There are gender and identity implications, too, as another essay suggests: many organizations are both hierarchical and patriarchal, and humour forms not only critical resistance to the abuse of power but also reflects different feminist and masculinist perspectives. Humour also allows us to explore what is ironic. Publications like The Little Book of Management Bollocks by Beaton (London, Pocket Books, 2001), full as they are of clichés and homilies and nostrums about management, allow us to look at works even as magisterial as Huczynski and Buchanan (2001) in a post‐ironic way – they are deeply serious and deeply funny. To this extent, then, this book under review is likely to interest not only people in management and organizations but also that wider group of readers engaged with critical practices, identity and representation, and discourse in the wider community. Underlying what might seem a superficial debate are deeper issues of ethics, truth, and existence – humour allows us to chat about our own sickness, something Woody Allen brought wittily into his films.

This book adds significantly to its field, with strong editors (Westwood and Rhodes are academics in Australia) and a good team of contributors, even though there are understandably some weaker contributions. What comes through is the message that humour should not be sidelined in understanding organizations and powerplay at work, and this includes libraries. Jokes and incongruities, boundaries of the acceptable, and audience management are not merely the province of the stand‐up comedian: they can and should be better understood in real life and real work.

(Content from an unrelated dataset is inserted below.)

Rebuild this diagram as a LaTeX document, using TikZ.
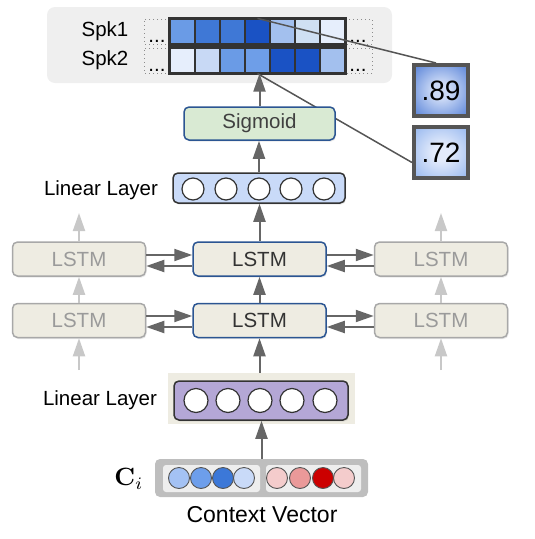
\documentclass[tikz,border=0pt]{standalone}
\usepackage[no-math]{fontspec}
\usepackage{graphicx}
\setmainfont{Liberation Sans}
\usetikzlibrary{arrows.meta,shadows,calc}
\definecolor{panel}{HTML}{EFEFEF}
\definecolor{beige}{HTML}{EEECE2}
\definecolor{navy}{HTML}{2B5592}
\definecolor{arrc}{HTML}{666666}
\definecolor{garr}{HTML}{C8C8C8}
\definecolor{sidebd}{HTML}{A8A8A8}
\definecolor{sidetx}{HTML}{9A9A9A}
\definecolor{sigfill}{HTML}{D9EAD3}
\definecolor{linA}{HTML}{C9DAF8}
\definecolor{linB}{HTML}{B4A7D6}
\definecolor{dk}{HTML}{333333}
\definecolor{conn}{HTML}{555555}
\definecolor{ctxgray}{HTML}{BEBEBE}
\definecolor{ctxin}{HTML}{EEEEEE}
\definecolor{bA}{HTML}{6A9BE6}
\definecolor{bB}{HTML}{3F78D6}
\definecolor{bC}{HTML}{1A52C4}
\definecolor{bD}{HTML}{A3C0EE}
\definecolor{bE}{HTML}{CFE0F3}
\definecolor{bF}{HTML}{E6EEFC}
\definecolor{bG}{HTML}{C8D9F5}
\definecolor{bH}{HTML}{6E9EE8}
\definecolor{cbA}{HTML}{A4C2F4}
\definecolor{cbB}{HTML}{6D9EEB}
\definecolor{cbC}{HTML}{3C78D8}
\definecolor{cbD}{HTML}{C9DAF8}
\definecolor{crA}{HTML}{F4CCCC}
\definecolor{crB}{HTML}{EA9999}
\definecolor{crC}{HTML}{CC0000}
\definecolor{vinA}{HTML}{CCDAF6}
\definecolor{voutA}{HTML}{2A60CC}
\definecolor{vinB}{HTML}{E3EBFB}
\definecolor{voutB}{HTML}{78A3EA}
\pgfdeclareradialshading{shaA}{\pgfpoint{0bp}{0bp}}{color(0bp)=(vinA); color(8bp)=(vinA); color(46bp)=(voutA); color(72bp)=(voutA)}
\pgfdeclareradialshading{shaB}{\pgfpoint{0bp}{0bp}}{color(0bp)=(vinB); color(8bp)=(vinB); color(46bp)=(voutB); color(72bp)=(voutB)}
\begin{document}
\begin{tikzpicture}[x=1pt,y=-1pt,
  txt/.style={font=\fontsize{20.5}{24}\selectfont, inner sep=0pt},
  shd/.style={drop shadow={opacity=0.18, shadow xshift=1pt, shadow yshift=-1.5pt}},
  arr/.style={draw=arrc, line width=2pt, -{Triangle[length=18pt,width=12pt]}},
  garrow/.style={draw=garr, line width=2pt, -{Triangle[length=18pt,width=12pt]}},
  lstmside/.style={txt, shd, draw=sidebd, line width=1.5pt, fill=beige, rounded corners=5pt, minimum width=133pt, minimum height=34pt, text=sidetx},
  lstmmid/.style={txt, shd, draw=navy, line width=1.5pt, fill=beige, rounded corners=5pt, minimum width=133pt, minimum height=34pt, text=dk},
  cell/.style={draw=dk, line width=1.2pt, minimum width=25pt, minimum height=25pt, inner sep=0pt},
  neuron/.style={circle, draw=dk, line width=1.2pt, fill=white, inner sep=0pt},
  cdot/.style={circle, draw=conn, line width=0.9pt, minimum size=21pt, inner sep=0pt},
  valbox/.style={shd, draw=conn, line width=4pt, minimum width=54pt, minimum height=51pt, inner sep=0pt, font=\fontsize{28}{32}\selectfont},
  connl/.style={draw=conn, line width=1.5pt},
  dotbox/.style={draw=black!45, line width=1pt, dash pattern=on 1pt off 3pt}
]
\useasboundingbox (0,0) rectangle (535,539);

% top panel
\node[fill=panel, rounded corners=8pt, minimum width=345pt, minimum height=76pt, inner sep=0pt] (panel) at (219.5,45) {};
\node[txt] (spk1) at (105,31.5) {Spk1};
\node[txt] (spk2) at (105,60.5) {Spk2};
\draw[dotbox] (170,19) -- (144,19) -- (144,44) -- (170,44);
\draw[dotbox] (170,48) -- (144,48) -- (144,73) -- (170,73);
\draw[dotbox] (345,19) -- (372,19) -- (372,44) -- (345,44);
\draw[dotbox] (345,48) -- (372,48) -- (372,73) -- (345,73);
\node[txt, anchor=base] (dl1) at (157,42) {...};
\node[txt, anchor=base] (dl2) at (157,71) {...};
\node[txt, anchor=base] (dr1) at (358,42) {...};
\node[txt, anchor=base] (dr2) at (358,71) {...};
\foreach \c [count=\k] in {bA,bB,bB,bC,bD,bE,bF}
  \node[cell, fill=\c] (c1-\k) at (157.5+25*\k,31.5) {};
\foreach \c [count=\k] in {bF,bG,bA,bH,bC,bC,bD}
  \node[cell, fill=\c] (c2-\k) at (157.5+25*\k,60.5) {};
\draw[dk, line width=2pt] (c1-1.north west) rectangle (c1-7.south east);
\draw[dk, line width=2pt] (c2-1.north west) rectangle (c2-7.south east);

% value boxes
\node[valbox, shade, shading=shaA] (v89) at (441,90.5) {.89};
\node[valbox, shade, shading=shaB] (v72) at (441,152.5) {.72};
\draw[connl] (c1-4.north) -- ([xshift=-5pt]v89.north);
\draw[connl] (c2-4.south) -- ([yshift=-10pt]v72.west);

% sigmoid
\node[txt, shd, draw=navy, line width=1.5pt, fill=sigfill, rounded corners=5pt, minimum width=151pt, minimum height=33pt, text=black!75] (sig) at (259.5,123.5) {Sigmoid};
\draw[arr] (sig.north) -- (sig.north |- c2-4.south);

% top linear layer
\node[shd, draw=dk, line width=1.5pt, fill=linA, rounded corners=5pt, minimum width=172pt, minimum height=30pt, inner sep=0pt] (lt) at (259,188) {};
\foreach \x [count=\k] in {193,226,259,291,324}
  \node[neuron, minimum size=22pt] (lt\k) at (\x,189) {};
\node[txt] (ltl) at (101,190) {Linear Layer};
\draw[arr] (lt.north) -- (lt.north |- sig.south);

% LSTMs
\node[lstmside] (l1) at (79,259) {LSTM};
\node[lstmmid]  (m1) at (259.5,259) {LSTM};
\node[lstmside] (r1) at (441,259) {LSTM};
\node[lstmside] (l2) at (79,320.5) {LSTM};
\node[lstmmid]  (m2) at (259.5,320.5) {LSTM};
\node[lstmside] (r2) at (441,320.5) {LSTM};

\draw[arr] (l1.east |- 0,255) -- (m1.west |- 0,255);
\draw[arr] (m1.west |- 0,266) -- (l1.east |- 0,266);
\draw[arr] (m1.east |- 0,255) -- (r1.west |- 0,255);
\draw[arr] (r1.west |- 0,266) -- (m1.east |- 0,266);
\draw[arr] (l2.east |- 0,316) -- (m2.west |- 0,316);
\draw[arr] (m2.west |- 0,327) -- (l2.east |- 0,327);
\draw[arr] (m2.east |- 0,316) -- (r2.west |- 0,316);
\draw[arr] (r2.west |- 0,327) -- (m2.east |- 0,327);

\draw[arr] (m2.north) -- (m1.south);
\draw[arr] (m1.north) -- (m1.north |- lt.south);

\coordinate (ltop) at (79,213);
\coordinate (rtop) at (441,213);
\coordinate (lbot) at (79,370);
\coordinate (rbot) at (441,370);
\draw[garrow] (l1.north) -- (ltop);
\draw[garrow] (r1.north) -- (rtop);
\draw[garrow] (l2.north) -- (l1.south);
\draw[garrow] (r2.north) -- (r1.south);
\draw[garrow] (lbot) -- (l2.south);
\draw[garrow] (rbot) -- (r2.south);

% bottom linear layer
\node[fill=beige, minimum width=187pt, minimum height=51pt, inner sep=0pt] (lbg) at (261.5,398.5) {};
\draw[arr] (m2.south |- lbg.north) -- (m2.south);
\node[shd, draw=dk, line width=1.5pt, fill=linB, rounded corners=5pt, minimum width=174pt, minimum height=39pt, inner sep=0pt] (lb) at (261,400.5) {};
\foreach \x [count=\k] in {196,228,260,292,325}
  \node[neuron, minimum size=24pt] (lb\k) at (\x,400.5) {};
\node[txt] (lbl) at (100,400) {Linear Layer};

% context vector
\node[fill=ctxgray, rounded corners=5pt, minimum width=213pt, minimum height=38pt, inner sep=0pt] (cv) at (261.5,478) {};
\node[fill=ctxin, rounded corners=3pt, minimum width=97pt, minimum height=27pt, inner sep=0pt] (ci1) at (211.5,478.5) {};
\node[fill=ctxin, rounded corners=3pt, minimum width=95pt, minimum height=27pt, inner sep=0pt] (ci2) at (313.5,478.5) {};
\foreach \x/\c [count=\k] in {179/cbA,201/cbB,223/cbC,244/cbD}
  \node[cdot, fill=\c] (cb\k) at (\x,478) {};
\foreach \x/\c [count=\k] in {277/crA,300/crB,323/crC,344/crA}
  \node[cdot, fill=\c] (cr\k) at (\x,478) {};
\draw[arr] (cv.north) -- (cv.north |- lb.south);
\node[inner sep=0pt] (cil) at (129,479) {\scalebox{2.5}{$\mathbf{C}_i$}};
\node[inner sep=0pt, font=\fontsize{23}{27}\selectfont] (cvl) at (262,515) {Context Vector};
\end{tikzpicture}
\end{document}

Unpretentiously highlighting the ambivalence of humour, the book deserves to be bought by any academic library worth its salt. After all, all the talk of competitive advantage and key performance indicators and quality assurance, and all the panoply of structures and meetings, have not changed the plain fact that people interact in often grotesque and oppressive ways, and through humour can transform aggression into consensus. One essay here suggests that humour is most used at meetings when there are challenges and disagreements, something that tells its own story.

Reference

Huczynski, A. and Buchanan, D. (2001), Organizational Behaviour: An Introductory Text, 4th ed., Pearson Education, London.

Further reading

Ajaye, F. (2002), Comic Laughter: The Art of Stand‐Up Comedy, Silman‐James, Beverly Hills, CA.

Collinson, D. and Hearn, J. (Eds) (1996), Men as Managers, Managers as Men: Critical Perspectives on Men, Masculinities and Management, Sage Publications, London.

Critchley, S. (2002), On Humour, Routledge, London.

Hirigoyen, M.‐E. (2005), Stalking the Soul: Emotional Abuse and the Erosion of Identity, translated by H. Marx, Helen Marx Books, New York, NY.

Parker, M. (2000), Organizational Culture and Identity, Sage Publications, London.

Westwood, R.I. (2004), “Comic relief: subversion and catharsis in organizational comedic theatre”, Organization Studies, Vol. 25 No. 5, pp. 77595.